New inflation numbers released by the U.S. Bureau of Labor Statistics (BLS) on Tuesday caused the Dow to plummet over 1,000 points.
The Dow Jones Industrial Average sank 3.5%, the Nasdaq dropped 4.6% and all eleven sectors of the S&P 500 fell after the BLS Consumer Price Index (CPI) report showed that prices were up 0.1% since July and that year-over-year inflation decelerating more slowly than economists expected, CNBC and The Associated Press reported.
CPI report not pretty. Headline fine (0.1% CPI for Aug or a 1.4% annual rate in that month, with prices up 8.3% over the last year).
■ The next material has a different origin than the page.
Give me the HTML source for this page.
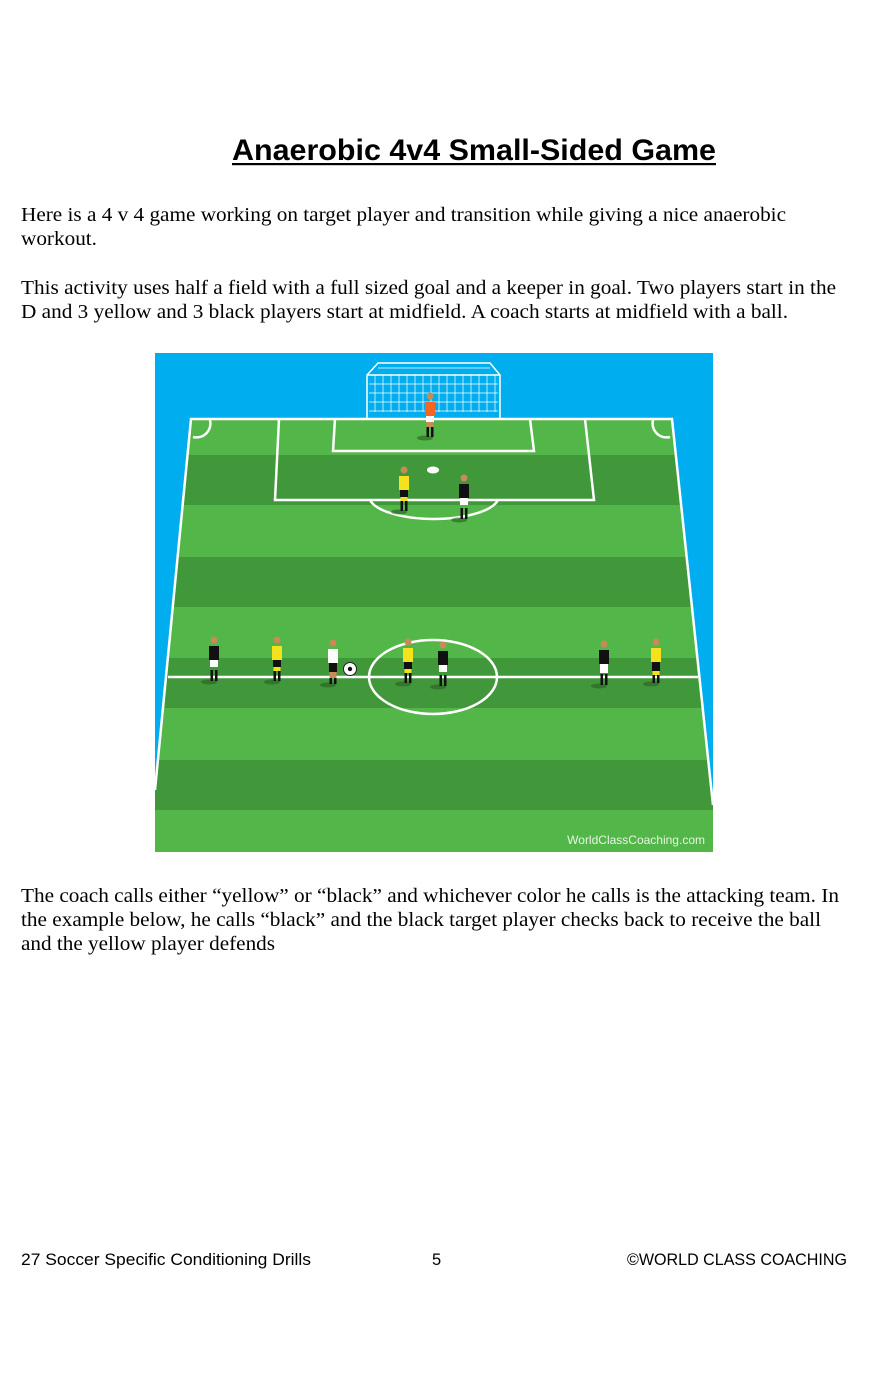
<!DOCTYPE html>
<html><head><meta charset="utf-8"><style>
html,body{margin:0;padding:0;background:#fff;width:891px;height:1400px;overflow:hidden}
svg{display:block}
</style></head><body>
<svg width="891" height="1400" viewBox="0 0 891 1400" xmlns="http://www.w3.org/2000/svg">
<defs>
<g id="pl">
 <ellipse cx="0" cy="2" rx="8" ry="2.5" fill="#2a5e22" opacity="0.6" transform="translate(-5,0)"/>
 <rect x="-3.5" y="-10" width="2.5" height="11" fill="#111"/>
 <rect x="1" y="-10" width="2.5" height="11" fill="#111"/>
 <circle cx="0" cy="-40" r="3.5" fill="#c98a5a"/>
</g>
</defs>
<rect width="891" height="1400" fill="#fff"/>
<!-- title -->
<text x="232" y="160" font-family="Liberation Sans, Arial, sans-serif" font-weight="bold" font-size="30" textLength="484" lengthAdjust="spacingAndGlyphs">Anaerobic 4v4 Small-Sided Game</text>
<rect x="232" y="163" width="484" height="2.2" fill="#000"/>
<g font-family="Liberation Serif, Times New Roman, serif" font-size="20" fill="#000">
<text x="21" y="221" textLength="765" lengthAdjust="spacingAndGlyphs">Here is a 4 v 4 game working on target player and transition while giving a nice anaerobic</text>
<text x="21" y="245" textLength="76" lengthAdjust="spacingAndGlyphs">workout.</text>
<text x="21" y="294" textLength="815" lengthAdjust="spacingAndGlyphs">This activity uses half a field with a full sized goal and a keeper in goal. Two players start in the</text>
<text x="21" y="318" textLength="767" lengthAdjust="spacingAndGlyphs">D and 3 yellow and 3 black players start at midfield. A coach starts at midfield with a ball.</text>
<text x="21" y="902" textLength="818" lengthAdjust="spacingAndGlyphs">The coach calls either “yellow” or “black” and whichever color he calls is the attacking team. In</text>
<text x="21" y="926" textLength="800" lengthAdjust="spacingAndGlyphs">the example below, he calls “black” and the black target player checks back to receive the ball</text>
<text x="21" y="950" textLength="254" lengthAdjust="spacingAndGlyphs">and the yellow player defends</text>
</g>
<g font-family="Liberation Sans, Arial, sans-serif" font-size="16.5" fill="#000">
<text x="21" y="1265" textLength="290" lengthAdjust="spacingAndGlyphs">27 Soccer Specific Conditioning Drills</text>
<text x="432" y="1265">5</text>
<text x="627" y="1265" textLength="220" lengthAdjust="spacingAndGlyphs">©WORLD CLASS COACHING</text>
</g>
<!-- field image -->
<rect x="155" y="353" width="558" height="499" fill="#00aeef"/>
<g>
<rect x="155" y="419" width="558" height="36" fill="#52b648"/>
<rect x="155" y="455" width="558" height="50" fill="#41983a"/>
<rect x="155" y="505" width="558" height="52" fill="#52b648"/>
<rect x="155" y="557" width="558" height="50" fill="#41983a"/>
<rect x="155" y="607" width="558" height="51" fill="#52b648"/>
<rect x="155" y="658" width="558" height="50" fill="#41983a"/>
<rect x="155" y="708" width="558" height="52" fill="#52b648"/>
<rect x="155" y="760" width="558" height="50" fill="#41983a"/>
<rect x="155" y="810" width="558" height="42" fill="#52b648"/>
</g>
<polygon points="155,419 191,419 155,790" fill="#00aeef"/>
<polygon points="713,419 672,419 713,805" fill="#00aeef"/>
<g fill="none" stroke="#fff" stroke-width="2.5">
<polyline points="155,790 191,419 672,419 713,805"/>
<polyline points="279,419 275,500 594,500 585,419"/>
<polyline points="335,419 333,451 534,451 530,419"/>
<path d="M370,500 A65 23 0 0 0 498,500"/>
<path d="M193,437 A14 14 0 0 0 210,420"/>
<path d="M653,420 A14 14 0 0 0 670,437"/>
<line x1="168" y1="677" x2="698" y2="677"/>
<ellipse cx="433" cy="677" rx="64" ry="37"/>
</g>
<!-- goal -->
<g fill="none" stroke="#fff" stroke-width="1.5">
<polyline points="367,419 367,375 378,363 490,363 500,375 500,419"/>
<line x1="367" y1="375" x2="500" y2="375"/>
<path d="M375,375V412M383,375V412M391,375V412M399,375V412M407,375V412M415,375V412M423,375V412M431,375V412M439,375V412M447,375V412M455,375V412M463,375V412M471,375V412M479,375V412M487,375V412M495,375V412" stroke-width="0.7"/>
<path d="M369,384H498M369,393H498M369,402H498M369,411H498M378,368H490" stroke-width="0.7"/>
</g>
<ellipse cx="433" cy="470" rx="6" ry="3.5" fill="#fff"/>
<!-- players -->
<g>
 <!-- keeper -->
 <g transform="translate(430,436)"><use href="#pl"/><rect x="-5" y="-34" width="10" height="14" fill="#f26522"/><rect x="-4" y="-20" width="8" height="6" fill="#fff"/><rect x="-3.5" y="-14" width="7" height="5" fill="#c98a5a"/></g>
 <g transform="translate(404,510)"><use href="#pl"/><rect x="-5" y="-34" width="10" height="14" fill="#f5e21c"/><rect x="-4" y="-20" width="8" height="7" fill="#111"/><rect x="-3.5" y="-13" width="7" height="4" fill="#f5e21c"/></g>
 <g transform="translate(464,518)"><use href="#pl"/><rect x="-5" y="-34" width="10" height="14" fill="#111"/><rect x="-4" y="-20" width="8" height="7" fill="#fff"/></g>
 <g transform="translate(214,680)"><use href="#pl"/><rect x="-5" y="-34" width="10" height="14" fill="#111"/><rect x="-4" y="-20" width="8" height="7" fill="#fff"/></g>
 <g transform="translate(277,680)"><use href="#pl"/><rect x="-5" y="-34" width="10" height="14" fill="#f5e21c"/><rect x="-4" y="-20" width="8" height="7" fill="#111"/><rect x="-3.5" y="-13" width="7" height="4" fill="#f5e21c"/></g>
 <g transform="translate(333,683)"><use href="#pl"/><rect x="-5" y="-34" width="10" height="14" fill="#fff"/><rect x="-4" y="-20" width="8" height="9" fill="#111"/><rect x="-3.5" y="-11" width="7" height="6" fill="#c98a5a"/></g>
 <circle cx="350" cy="669" r="6.5" fill="#fff" stroke="#222" stroke-width="1"/>
 <circle cx="350" cy="669" r="2.2" fill="#111"/>
 <g transform="translate(408,682)"><use href="#pl"/><rect x="-5" y="-34" width="10" height="14" fill="#f5e21c"/><rect x="-4" y="-20" width="8" height="7" fill="#111"/><rect x="-3.5" y="-13" width="7" height="4" fill="#f5e21c"/></g>
 <g transform="translate(443,685)"><use href="#pl"/><rect x="-5" y="-34" width="10" height="14" fill="#111"/><rect x="-4" y="-20" width="8" height="7" fill="#fff"/></g>
 <g transform="translate(604,684)"><use href="#pl"/><rect x="-5" y="-34" width="10" height="14" fill="#111"/><rect x="-4" y="-20" width="8" height="9" fill="#fff"/></g>
 <g transform="translate(656,682)"><use href="#pl"/><rect x="-5" y="-34" width="10" height="14" fill="#f5e21c"/><rect x="-4" y="-20" width="8" height="9" fill="#111"/><rect x="-3.5" y="-11" width="7" height="4" fill="#f5e21c"/></g>
</g>
<text x="705" y="844" text-anchor="end" font-family="Liberation Sans, Arial, sans-serif" font-size="12" fill="#e8f5e5">WorldClassCoaching.com</text>
</svg>
</body></html>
Problem is excluding volatile food and energy and was ugly (0.6% for Aug or a 7.0% annual rate).
Broad-based relief not coming. pic.twitter.com/WVODxYmrYm
— Jason Furman (@jasonfurman) September 13, 2022
“Today’s CPI reading is a stark reminder of the long road we have until inflation is back down to earth,” Mike Loewengart, the head of model portfolio construction for Morgan Stanley’s Global Investment Office, told CNBC. “Wishful expectations that we are on a downward trajectory and the Fed will lay off the gas may have been a bit premature.”
Prices rose 8.3% from Aug. 2021 to Aug. 2022, down slightly from the 8.5% year-over-year increase in July but still higher than the 8.1% economists projected, scaring traders and bringing fears that the U.S. Federal Reserve will soon raise interest rates again, according to CNBC and The New York Times. (RELATED: Biden Brags About ‘Progress’ On Inflation Despite Spike In Food Prices)
The CPI report also caused the S&P 500 to be trading 3.7% lower on Tuesday afternoon compared to the previous four days, and bond yields rose after their prices tumbled, the outlet reported.
“Right now, it’s not the journey that’s a worry so much as the destination,” the AP reported senior investment strategist at Allspring Global investments, Brian Jacobsen said. “If the Fed wants to hike and hold, the big question is at what level.”
Treasury yields increased by .13% to 3.704%, a key indication that the Fed will raise the interest rates by another 0.75% at its Sept. 20-21 Federal Open Market Committee meeting, CNBC reported.